▶ **Task objective**:
Reproduce the listing exactly and skip over any pictures.

——

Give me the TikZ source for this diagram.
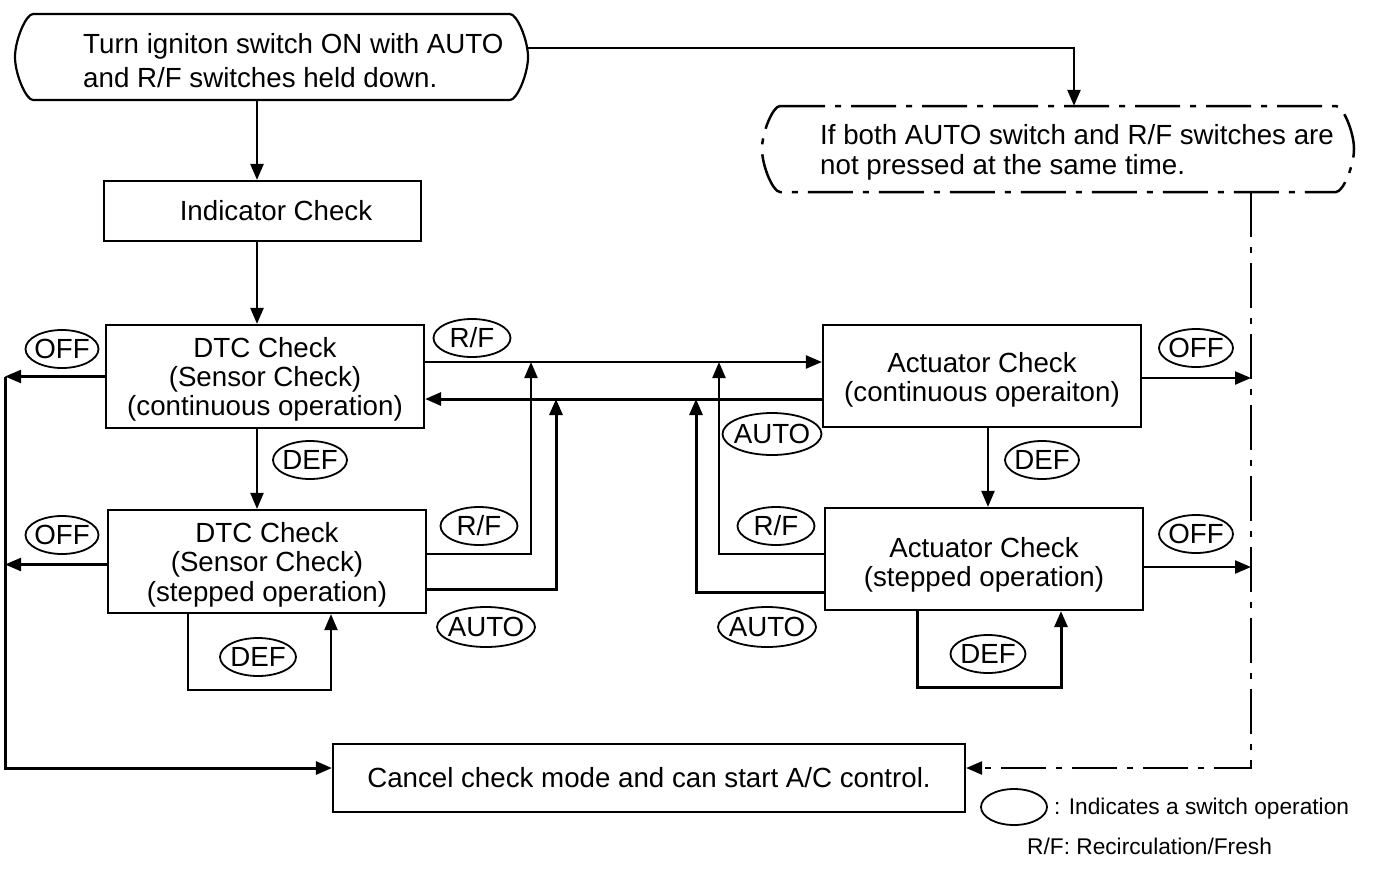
\documentclass[tikz,border=0pt]{standalone}
\usepackage{fontspec}
\setmainfont{Liberation Sans}
\usetikzlibrary{arrows.meta,shapes.geometric}
\begin{document}
\begin{tikzpicture}[x=1pt,y=-1pt,
  font=\fontsize{27.7pt}{29pt}\selectfont,
  every node/.style={inner sep=0pt},
  box/.style={draw,line width=2.2pt,rectangle,minimum width=318pt,align=center},
  arr/.style={line width=2.2pt,-{Triangle[length=16pt,width=13pt]}},
  tarr/.style={line width=3pt,-{Triangle[length=16pt,width=13pt]}},
  dd/.style={line width=2.5pt,dash pattern=on 45pt off 10pt on 6pt off 10pt},
  sw/.style={draw,ellipse,line width=1.8pt,minimum height=38pt,minimum width=#1},
  legtext/.style={anchor=west,font=\fontsize{22.7pt}{24pt}\selectfont}
]
\useasboundingbox (0,0) rectangle (1392,868);

% helper coordinates
\coordinate (colL) at (257,0);
\coordinate (colR) at (988,0);
\coordinate (leftx) at (5,0);
\coordinate (rightx) at (1251,0);
\coordinate (rfy) at (0,362);
\coordinate (autoy) at (0,399);
\coordinate (y554) at (0,554);
\coordinate (y589) at (0,589);
\coordinate (y592) at (0,592);
\coordinate (v1) at (531,362);
\coordinate (v2) at (556,399);
\coordinate (v3) at (719,362);
\coordinate (v4) at (696,399);
\coordinate (l1) at (188,690);
\coordinate (l2) at (331,690);
\coordinate (r1) at (917,687);
\coordinate (r2) at (1061,687);

% start terminal
\draw[line width=2.2pt] (33,14) -- (510,14) .. controls (517,14) and (528,40) .. (528,57)
  .. controls (528,74) and (517,100) .. (510,100) -- (33,100)
  .. controls (26,100) and (15,74) .. (15,57) .. controls (15,40) and (26,14) .. (33,14) -- cycle;
\node[minimum width=513pt,minimum height=86pt] (start) at (271.5,57) {};
\node[anchor=west,align=left,font=\fontsize{27.7pt}{34pt}\selectfont] (starttxt) at (83,61)
  {Turn igniton switch ON with AUTO\\and R/F switches held down.};

% check terminal (dash-dot)
\draw[dd] (780,106) -- (1336,106) .. controls (1343,106) and (1354,132) .. (1354,149)
  .. controls (1354,166) and (1343,192) .. (1336,192) -- (780,192)
  .. controls (773,192) and (762,166) .. (762,149) .. controls (762,132) and (773,106) .. (780,106) -- cycle;
\node[minimum width=592pt,minimum height=86pt] (chk) at (1058,149) {};
\node[anchor=west,align=left,font=\fontsize{27.7pt}{30pt}\selectfont] (chktxt) at (820,152)
  {If both AUTO switch and R/F switches are\\not pressed at the same time.};

% boxes
\node[box,minimum height=60pt,minimum width=317pt] (ind) at (262.5,211) {\hspace*{27pt}Indicator Check};
\node[box,minimum height=103pt] (dtc1) at (265,376.5) {\rule{0pt}{26pt}DTC Check\\(Sensor Check)\\(continuous operation)};
\node[box,minimum height=103pt,font=\fontsize{27.7pt}{29.5pt}\selectfont] (dtc2) at (267,561.5) {\rule{0pt}{26pt}DTC Check\\(Sensor Check)\\(stepped operation)};
\node[box,minimum height=102pt] (act1) at (982,376) {\rule{0pt}{28pt}Actuator Check\\(continuous operaiton)};
\node[box,minimum height=102pt] (act2) at (984,559) {\rule{0pt}{32pt}Actuator Check\\(stepped operation)};
\node[box,minimum height=68pt,minimum width=632pt] (cancel) at (649,778) {Cancel check mode and can start A/C control.};

\coordinate (cinL) at ([yshift=10pt]cancel.west);
\coordinate (cinR) at ([yshift=10pt]cancel.east);

% main flow
\draw[arr,line width=2.5pt] (start.south -| colL) -- (ind.north -| colL);
\draw[arr,line width=2.5pt] ([yshift=9pt]start.east) -| ([xshift=16pt]chk.north);
\draw[arr,line width=2.5pt] (ind.south -| colL) -- (dtc1.north -| colL);
\draw[arr] (dtc1.south -| colL) -- (dtc2.north -| colL);
\draw[arr] (act1.south -| colR) -- (act2.north -| colR);

% OFF exits
\draw[arr] (dtc1.west) -- (dtc1.west -| leftx);
\draw[arr] ([yshift=-3pt]dtc2.west) -- ([yshift=-3pt]dtc2.west -| leftx);
\draw[tarr] (dtc1.west -| leftx) |- (cinL);
\draw[arr] ([yshift=-2pt]act1.east) -- ([yshift=-2pt]act1.east -| rightx);
\draw[arr] ([yshift=-8pt]act2.east) -- ([yshift=-8pt]act2.east -| rightx);
\draw[dd,-{Triangle[length=16pt,width=13pt]}] (chk.south -| rightx) |- (cinR);

% R/F and AUTO transfers
\draw[arr] (dtc1.east |- rfy) -- (act1.west |- rfy);
\draw[tarr] (act1.west |- autoy) -- (dtc1.east |- autoy);
\draw[arr] (dtc2.east |- y554) -| (v1);
\draw[tarr] (dtc2.east |- y589) -| (v2);
\draw[arr] (act2.west |- y554) -| (v3);
\draw[tarr] (act2.west |- y592) -| (v4);

% DEF loops
\draw[arr] (dtc2.south -| l1) |- (l2) -- (dtc2.south -| l2);
\draw[tarr] (act2.south -| r1) |- (r2) -- (act2.south -| r2);

% switch labels
\node[sw=73pt] (off1) at (62,349) {\makebox[0pt]{OFF}};
\node[sw=73pt] (off2) at (62,535) {\makebox[0pt]{OFF}};
\node[sw=74pt] (off3) at (1196,348) {\makebox[0pt]{OFF}};
\node[sw=74pt] (off4) at (1196,534) {\makebox[0pt]{OFF}};
\node[sw=77pt] (rf1) at (472,338) {\makebox[0pt]{R/F}};
\node[sw=77pt] (rf2) at (479,526) {\makebox[0pt]{R/F}};
\node[sw=77pt] (rf3) at (776,526) {\makebox[0pt]{R/F}};
\node[sw=99pt,minimum height=42pt] (auto1) at (772,434) {\makebox[0pt]{AUTO}};
\node[sw=98pt,minimum height=40pt] (auto2) at (486,627) {\makebox[0pt]{AUTO}};
\node[sw=98pt,minimum height=40pt] (auto3) at (767,627) {\makebox[0pt]{AUTO}};
\node[sw=74pt] (def1) at (310,460) {\makebox[0pt]{DEF}};
\node[sw=74pt] (def2) at (1042,460) {\makebox[0pt]{DEF}};
\node[sw=76pt] (def3) at (258,657) {\makebox[0pt]{DEF}};
\node[sw=75pt] (def4) at (988,654) {\makebox[0pt]{DEF}};

% legend
\node[draw,ellipse,line width=1.8pt,minimum width=66pt,minimum height=36pt] (leg) at (1014,807) {};
\node[legtext] (legtxt) at (1054,809) {: Indicates a switch operation};
\node[legtext] (rftxt) at (1027,846) {R/F: Recirculation/Fresh};
\end{tikzpicture}
\end{document}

——

▶ **Answer in full**:
Give me the TikZ source for this diagram.
\documentclass[tikz,border=0pt]{standalone}
\usepackage{fontspec}
\setmainfont{Liberation Sans}
\usetikzlibrary{arrows.meta,shapes.geometric}
\begin{document}
\begin{tikzpicture}[x=1pt,y=-1pt,
  font=\fontsize{27.7pt}{29pt}\selectfont,
  every node/.style={inner sep=0pt},
  box/.style={draw,line width=2.2pt,rectangle,minimum width=318pt,align=center},
  arr/.style={line width=2.2pt,-{Triangle[length=16pt,width=13pt]}},
  tarr/.style={line width=3pt,-{Triangle[length=16pt,width=13pt]}},
  dd/.style={line width=2.5pt,dash pattern=on 45pt off 10pt on 6pt off 10pt},
  sw/.style={draw,ellipse,line width=1.8pt,minimum height=38pt,minimum width=#1},
  legtext/.style={anchor=west,font=\fontsize{22.7pt}{24pt}\selectfont}
]
\useasboundingbox (0,0) rectangle (1392,868);

% helper coordinates
\coordinate (colL) at (257,0);
\coordinate (colR) at (988,0);
\coordinate (leftx) at (5,0);
\coordinate (rightx) at (1251,0);
\coordinate (rfy) at (0,362);
\coordinate (autoy) at (0,399);
\coordinate (y554) at (0,554);
\coordinate (y589) at (0,589);
\coordinate (y592) at (0,592);
\coordinate (v1) at (531,362);
\coordinate (v2) at (556,399);
\coordinate (v3) at (719,362);
\coordinate (v4) at (696,399);
\coordinate (l1) at (188,690);
\coordinate (l2) at (331,690);
\coordinate (r1) at (917,687);
\coordinate (r2) at (1061,687);

% start terminal
\draw[line width=2.2pt] (33,14) -- (510,14) .. controls (517,14) and (528,40) .. (528,57)
  .. controls (528,74) and (517,100) .. (510,100) -- (33,100)
  .. controls (26,100) and (15,74) .. (15,57) .. controls (15,40) and (26,14) .. (33,14) -- cycle;
\node[minimum width=513pt,minimum height=86pt] (start) at (271.5,57) {};
\node[anchor=west,align=left,font=\fontsize{27.7pt}{34pt}\selectfont] (starttxt) at (83,61)
  {Turn igniton switch ON with AUTO\\and R/F switches held down.};

% check terminal (dash-dot)
\draw[dd] (780,106) -- (1336,106) .. controls (1343,106) and (1354,132) .. (1354,149)
  .. controls (1354,166) and (1343,192) .. (1336,192) -- (780,192)
  .. controls (773,192) and (762,166) .. (762,149) .. controls (762,132) and (773,106) .. (780,106) -- cycle;
\node[minimum width=592pt,minimum height=86pt] (chk) at (1058,149) {};
\node[anchor=west,align=left,font=\fontsize{27.7pt}{30pt}\selectfont] (chktxt) at (820,152)
  {If both AUTO switch and R/F switches are\\not pressed at the same time.};

% boxes
\node[box,minimum height=60pt,minimum width=317pt] (ind) at (262.5,211) {\hspace*{27pt}Indicator Check};
\node[box,minimum height=103pt] (dtc1) at (265,376.5) {\rule{0pt}{26pt}DTC Check\\(Sensor Check)\\(continuous operation)};
\node[box,minimum height=103pt,font=\fontsize{27.7pt}{29.5pt}\selectfont] (dtc2) at (267,561.5) {\rule{0pt}{26pt}DTC Check\\(Sensor Check)\\(stepped operation)};
\node[box,minimum height=102pt] (act1) at (982,376) {\rule{0pt}{28pt}Actuator Check\\(continuous operaiton)};
\node[box,minimum height=102pt] (act2) at (984,559) {\rule{0pt}{32pt}Actuator Check\\(stepped operation)};
\node[box,minimum height=68pt,minimum width=632pt] (cancel) at (649,778) {Cancel check mode and can start A/C control.};

\coordinate (cinL) at ([yshift=10pt]cancel.west);
\coordinate (cinR) at ([yshift=10pt]cancel.east);

% main flow
\draw[arr,line width=2.5pt] (start.south -| colL) -- (ind.north -| colL);
\draw[arr,line width=2.5pt] ([yshift=9pt]start.east) -| ([xshift=16pt]chk.north);
\draw[arr,line width=2.5pt] (ind.south -| colL) -- (dtc1.north -| colL);
\draw[arr] (dtc1.south -| colL) -- (dtc2.north -| colL);
\draw[arr] (act1.south -| colR) -- (act2.north -| colR);

% OFF exits
\draw[arr] (dtc1.west) -- (dtc1.west -| leftx);
\draw[arr] ([yshift=-3pt]dtc2.west) -- ([yshift=-3pt]dtc2.west -| leftx);
\draw[tarr] (dtc1.west -| leftx) |- (cinL);
\draw[arr] ([yshift=-2pt]act1.east) -- ([yshift=-2pt]act1.east -| rightx);
\draw[arr] ([yshift=-8pt]act2.east) -- ([yshift=-8pt]act2.east -| rightx);
\draw[dd,-{Triangle[length=16pt,width=13pt]}] (chk.south -| rightx) |- (cinR);

% R/F and AUTO transfers
\draw[arr] (dtc1.east |- rfy) -- (act1.west |- rfy);
\draw[tarr] (act1.west |- autoy) -- (dtc1.east |- autoy);
\draw[arr] (dtc2.east |- y554) -| (v1);
\draw[tarr] (dtc2.east |- y589) -| (v2);
\draw[arr] (act2.west |- y554) -| (v3);
\draw[tarr] (act2.west |- y592) -| (v4);

% DEF loops
\draw[arr] (dtc2.south -| l1) |- (l2) -- (dtc2.south -| l2);
\draw[tarr] (act2.south -| r1) |- (r2) -- (act2.south -| r2);

% switch labels
\node[sw=73pt] (off1) at (62,349) {\makebox[0pt]{OFF}};
\node[sw=73pt] (off2) at (62,535) {\makebox[0pt]{OFF}};
\node[sw=74pt] (off3) at (1196,348) {\makebox[0pt]{OFF}};
\node[sw=74pt] (off4) at (1196,534) {\makebox[0pt]{OFF}};
\node[sw=77pt] (rf1) at (472,338) {\makebox[0pt]{R/F}};
\node[sw=77pt] (rf2) at (479,526) {\makebox[0pt]{R/F}};
\node[sw=77pt] (rf3) at (776,526) {\makebox[0pt]{R/F}};
\node[sw=99pt,minimum height=42pt] (auto1) at (772,434) {\makebox[0pt]{AUTO}};
\node[sw=98pt,minimum height=40pt] (auto2) at (486,627) {\makebox[0pt]{AUTO}};
\node[sw=98pt,minimum height=40pt] (auto3) at (767,627) {\makebox[0pt]{AUTO}};
\node[sw=74pt] (def1) at (310,460) {\makebox[0pt]{DEF}};
\node[sw=74pt] (def2) at (1042,460) {\makebox[0pt]{DEF}};
\node[sw=76pt] (def3) at (258,657) {\makebox[0pt]{DEF}};
\node[sw=75pt] (def4) at (988,654) {\makebox[0pt]{DEF}};

% legend
\node[draw,ellipse,line width=1.8pt,minimum width=66pt,minimum height=36pt] (leg) at (1014,807) {};
\node[legtext] (legtxt) at (1054,809) {: Indicates a switch operation};
\node[legtext] (rftxt) at (1027,846) {R/F: Recirculation/Fresh};
\end{tikzpicture}
\end{document}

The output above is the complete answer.